Carta à presidente Dilma

                                                                                   

"Senhora presidente,

Acompanho com interesse sua visita ao Grande Irmão do Norte. Percebo sua descontração quando se reúne com grandes empresários, uma contrapartida necessária ao permanente mau humor quando é forçada a fazer política e  prestar esclarecimentos ao povo brasileiro. Qualquer aprendiz de caixeiro-viajante sabe como é fundamental sorrir para potenciais clientes. Portanto, presidente, sorria para os que enxergam no Brasil terreno fértil para sugar mais-valia dos trabalhadores. Eles engordarão estatísticas e ajudarão a melhorar índices de popularidade. Quem sabe dão uma força para o Brasil conseguir uma vaguinha permanente no Conselho de Segurança da ONU ?

Agora, cá entre nós, não precisava exagerar nos rapapés. Encontrar-se com um dos maiores genocidas do século vinte e tratá-lo como “pessoa fantástica, com grande visão global” ? Declarar que teve “uma conversa inspiradora” com um dos assassinos mais sanguinários da História, o produtor eficiente de déspotas (entre os quais, aqueles que ordenaram a sua tortura e a de seus companheiros), com um político cínico e ardiloso ? Desculpe a franqueza, mas falar isso de Henry Kissinger equivale a elogiar o cabo Anselmo, o coronel Brilhante Ulstra, o delegado Sérgio Paranhos Fleury. A uni-los, laços de sangue inocente derramado.

Os de memória curta, e não acho que seja o seu caso, talvez não se lembrem de quem é esse velhinho nonagenário, com cara bonachona. Kissinger tem um prontuário de crimes que torna os piores mafiosos reles amadores. Em bem documentado livro (O julgamento de Kissinger, Editora Boitempo), Christopher Hitchens faz uma lista, provavelmente incompleta, das barbaridades do senhor K. Ele é culpado pelo seguinte:

* Morte de cerca de 600 mil civis no Camboja e 350 mil no Laos, resultado de bombardeios ordenados por ele, durante o governo Nixon.

* Morte de pelo menos 500 mil civis em Bangladesh. Kissinger levou os Estados Unidos a apoiarem e armarem o general Yahia Khan para o golpe de Estado de 1971.

* Planejamento e conspiração que levou à derrubada do governo de Salvador Allende, no Chile, em 1973. O general Pinochet, que assumiu o poder com total apoio da diplomacia norte-americana, liderou um dos regimes mais sangrentos e cruéis da América Latina.

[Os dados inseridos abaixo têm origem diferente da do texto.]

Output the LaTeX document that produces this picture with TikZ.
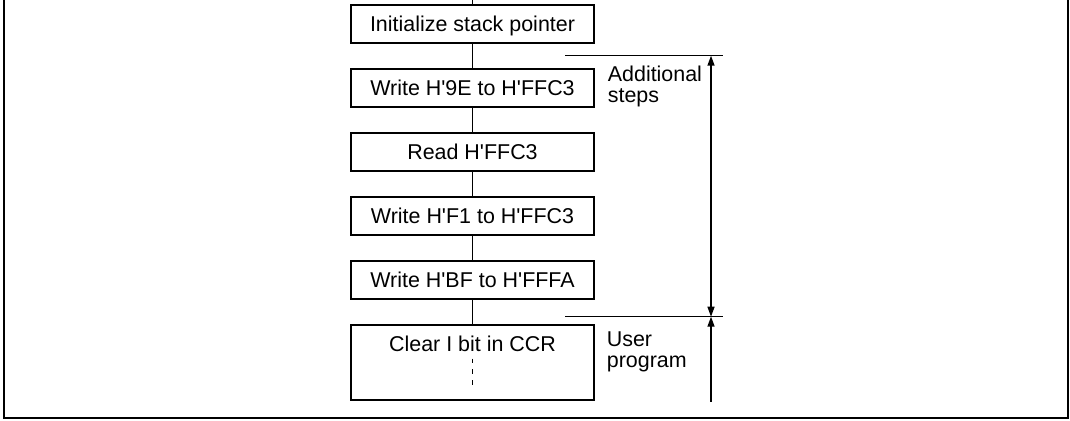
\documentclass[tikz,border=0pt]{standalone}
\usepackage{fontspec}
\newfontfamily\flowfont{Liberation Sans}
\usetikzlibrary{calc}
\usetikzlibrary{arrows.meta}

\begin{document}
\begin{tikzpicture}[stepbox/.style={draw,line width=0.8pt,minimum width=4.86cm,minimum height=0.76cm,inner sep=0pt,text height=0.3cm,text depth=0cm,font=\flowfont\fontsize{12.2}{12}\selectfont},
  sidetext/.style={anchor=north west,inner sep=0pt,align=left,font=\flowfont\fontsize{12.2}{12}\selectfont},
  dim/.style={line width=0.8pt}]

\useasboundingbox (0,0) rectangle (21.4,-8.4);
\draw[line width=1.3pt] (0.08,0) -- (0.08,-8.36) -- (21.36,-8.36) -- (21.36,0);

\coordinate (T) at (9.45,0);
\node[stepbox] (S1) at (9.45,-0.48) {Initialize stack pointer};
\node[stepbox] (S2) at (9.45,-1.76) {Write H'9E to H'FFC3};
\node[stepbox] (S3) at (9.45,-3.04) {Read H'FFC3};
\node[stepbox] (S4) at (9.45,-4.32) {Write H'F1 to H'FFC3};
\node[stepbox] (S5) at (9.45,-5.6) {Write H'BF to H'FFFA};
\node[stepbox,minimum height=1.5cm,text depth=0.73cm] (S6) at (9.45,-7.25) {Clear I bit in CCR};

\draw[dim] (T) -- (S1);
\draw[dim] (S1) -- (S2);
\draw[dim] (S2) -- (S3);
\draw[dim] (S3) -- (S4);
\draw[dim] (S4) -- (S5);
\draw[dim] (S5) -- (S6);

\coordinate (D1) at ($(S6.north)+(0,-0.686)$);
\coordinate (D2) at ($(S6.north)+(0,-1.21)$);
\draw[dim,dash pattern=on 0.094cm off 0.12cm] (D1) -- (D2);

\coordinate (A1) at (11.3,-1.114);
\coordinate (A2) at (14.45,-1.114);
\coordinate (B1) at (11.3,-6.334);
\coordinate (B2) at (14.45,-6.334);
\coordinate (P) at (14.22,-1.114);
\coordinate (Q) at (14.22,-6.334);
\coordinate (R) at (14.22,-8.04);

\draw[dim] (A1) -- (A2);
\draw[dim] (B1) -- (B2);
\draw[dim,{Triangle[length=0.2cm,width=0.14cm]}-{Triangle[length=0.2cm,width=0.14cm]}] (P) -- (Q);
\draw[dim,{Triangle[length=0.2cm,width=0.14cm]}-] (Q) -- (R);

\node[sidetext] (add) at (12.15,-1.32) {Additional\\steps};
\node[sidetext] (usr) at (12.13,-6.63) {User\\program};

\end{tikzpicture}
\end{document}
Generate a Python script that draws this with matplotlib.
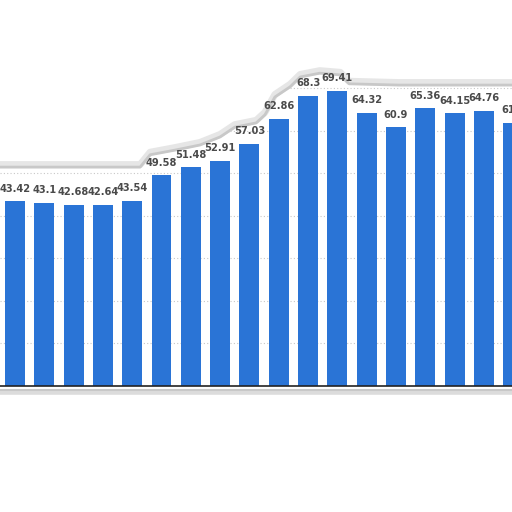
import numpy as np
import matplotlib
matplotlib.use("Agg")
import matplotlib.pyplot as plt

# bar values (last one is cut at the right edge)
values = [43.42, 43.1, 42.68, 42.64, 43.54, 49.58, 51.48, 52.91, 57.03,
          62.86, 68.3, 69.41, 64.32, 60.9, 65.36, 64.15, 64.76, 61.9]
labels = [f"{v:g}" for v in values]
grid_levels = [10, 20, 30, 40, 50, 60, 70]

# torn paper edge above the bars (bar index, value units)
tear_x = [-0.6, 4.27, 4.61, 5.46, 6.31, 7.0, 7.5, 8.23, 8.53, 8.87, 9.39,
          9.73, 10.4, 11.1, 11.4, 13.1, 17.2]
tear_y = [51.5, 51.5, 54.4, 55.5, 56.7, 58.6, 60.9, 61.9, 63.8, 68.0, 70.4,
          72.7, 73.6, 73.2, 71.1, 70.8, 70.8]

bar_color = "#2a74d6"

fig = plt.figure(figsize=(5.12, 5.12), dpi=100)
ax = fig.add_axes([0, 0, 1, 1])
ax.set_xlim(-0.512, 16.96)
ax.set_ylim(-29.65, 90.82)

x = np.arange(len(values))
ax.bar(x, values, width=0.68, color=bar_color, zorder=2)

for xi, v, lab in zip(x, values, labels):
    ax.annotate(lab, (xi, v), xytext=(0, 5.5), textcoords="offset points",
                ha="center", va="bottom", fontsize=7.1, fontweight="bold",
                family="DejaVu Sans", color="#4a4a4a", zorder=5,
                annotation_clip=False)

# dotted grid
for g in grid_levels:
    ax.axhline(g, color="#c8c8c8", lw=0.8, ls=(0, (1, 2)), zorder=0.5)

# paper torn off above the edge
ax.fill_between(tear_x, tear_y, 200, color="white", zorder=1.5)
ax.plot(tear_x, [t + 0.6 for t in tear_y], color="#e6e6e6", lw=5,
        solid_capstyle="round", zorder=1.6)
ax.plot(tear_x, tear_y, color="#c8c8c8", lw=2, zorder=1.7)

# baseline and shadow of the bottom edge
ax.axhline(0, color="#222222", lw=1.2, zorder=3)
ax.axhline(-1.3, color="#dcdcdc", lw=4, zorder=1)
ax.axhline(-0.9, color="#c8c8c8", lw=1.5, zorder=1)

ax.axis("off")
fig.savefig("out.png", dpi=100, facecolor="white")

Durante uma reunião na Casa Branca, Kissinger disse que “não vejo por que temos que nos sentar para esperar, vendo como um país se torna comunista devido à irresponsabilidade de seu próprio povo”.

* Apoio ao general Suharto no genocídio de, pelo menos, 200 mil pessoas em Timor Leste, a partir de 1975.

* Planejamento do golpe militar que resultou na deposição, em 1974, do presidente eleito Mihail Makarios, em Chipre.

Esta, senhora presidente, é a “pessoa fantástica”. Ao ver a foto de vocês dois sorrindo e dando as mãos, fiquei triste. Ouvi os gritos dos chacinados nas catacumbas das ditaduras. Olhei, com horror, a sombra dos corpos destroçados por napalm e bombas de fragmentação. Senti a indignação dos povos com a arrogância imperial, que só trouxe miséria e desesperança. É essa imagem espectral que rondava seu aperto de mãos com o carniceiro de cabelos brancos. Lamento que a representante do meu país tenha que curvar a espinha a esse ponto, para não perder bons negócios.

Que faça uma boa e tranquila viagem de volta. De minha parte, lembrarei sua façanha em terras ianques: uma vítima da ditadura militar que afagou a mão de quem armou seus algozes.

Receba meu abraço inconformado.

Jacques Gruman" (*)


(*) Jacques Gruman é engenheiro, militante internacionalista da esquerda judaica no Rio de Janeiro.